En los Cuadernos de letra pequeña José Jiménez Lozano anota esta cita del escritor Paul Gadenne: «El mundo de las plantas —sobre todo de las plantas silvestres— es el mundo de la inocencia, y tenemos necesidad de ese mundo». Regresar a la inocencia, antes de que sea demasiado tarde. Regresar, nombrarla. Afirmar su necesidad —en voz muy baja, eso sí— en medio del discurrir cotidiano, a través de los días con frecuencia manchados por tanta vulgaridad, por trajines embrutecedores que no nos llevan a ninguna parte. Oculto en alguno de los pliegues de nuestra conciencia puede que haya algo que se rebele contra ese estado de cosas. Puede. Cierta tarde, sentado frente a unos juncos que difunden su olor, Jiménez Lozano consigna la frase de Gadenn, rebosante de hondura y de sencillez ejemplares, y a continuación escribe en su diario: «Tenemos que conservar la alegría de los adentros y de estar vivos».
¿Inocencia a pesar de las atrocidades imperantes, y de ese tono burdo y rastrero, aniquilador de lo humano, que parece ser el propio de la vida pública y de la caterva de personajes que pululan por ella a sus anchas? ¿Alegría pese al estercolero de la televisión, a la rebaja de los ideales sociales y políticos, a la degradación del sentido de la civilidad en que debería fundarse toda convivencia digna? ¿No sería mejor recubrirse de una costra de cisnismo y mostrarnos insensibles ante la deslumbrante simplicidad de las cosas que verdaderamente importan? ¿No nos ahorraríamos de ese modo sufrimientos, las burlas que se abaten sobre aquellos que, un tanto ingenuamente, se manifiestan dispuestos a dar acogida, en lo más recóndito de sí mismos, a esos testimonios ínfimos de la realidad donde tal vez se hallen cifrados ciertos resplandores de lo eterno?

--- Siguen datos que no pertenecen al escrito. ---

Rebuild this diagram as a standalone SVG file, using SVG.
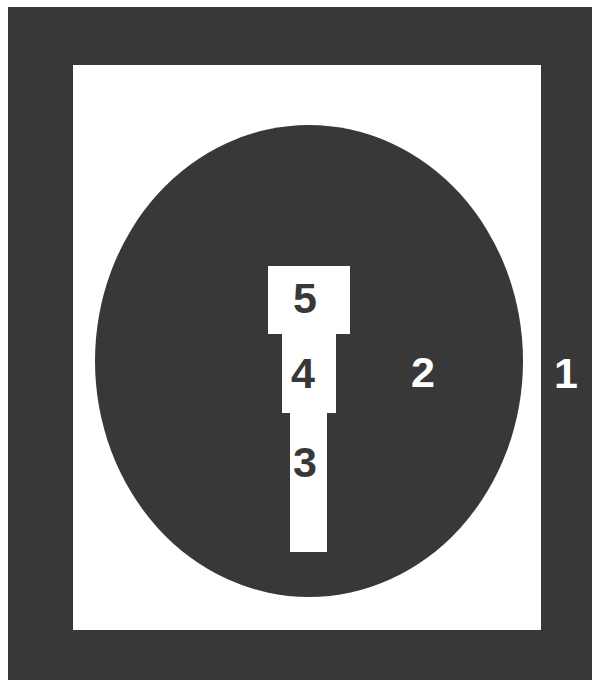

Puede que así fuera. Pero sólo pensar en la clase de vida que llevaríamos entonces es algo que produce rechazo. Renunciar a todo vestigio de nobleza en aras de una mejor acomodación al espíritu de nuestro tiempo nos condenaría a languidecer en una ciénaga. Pensemos en ello la próxima vez que nos asalte la tentación del sarcasmo. Envilecidos, incapaces de reconocer el valor de la cosas esenciales, todo cuanto pudiera salir de nocotros nacería ya muerto, contaminado por un aliento de náusea y desolación. Por eso Jiménez Lozano nos advierte sobre la necesidad de sortear esa caída en el fango, sabedor, además, de que lo difícil que resulta dejar de incurrir en ese error cuando la dinámica de la vida diaria nos arrastra con tanta asiduidad hacia ello.
Pero hay siempre alguna oportunidad para redimirse. Tal y como la literatura y el arte serios nos recuerdan, el lugar de la liberación está muy próximo: en el interior de cada uno; en el centro de esa región secreta y transparente donde la alegría de vivir arraiga incontenible y la inocencia germina al calor de una luz que no se extingue nunca.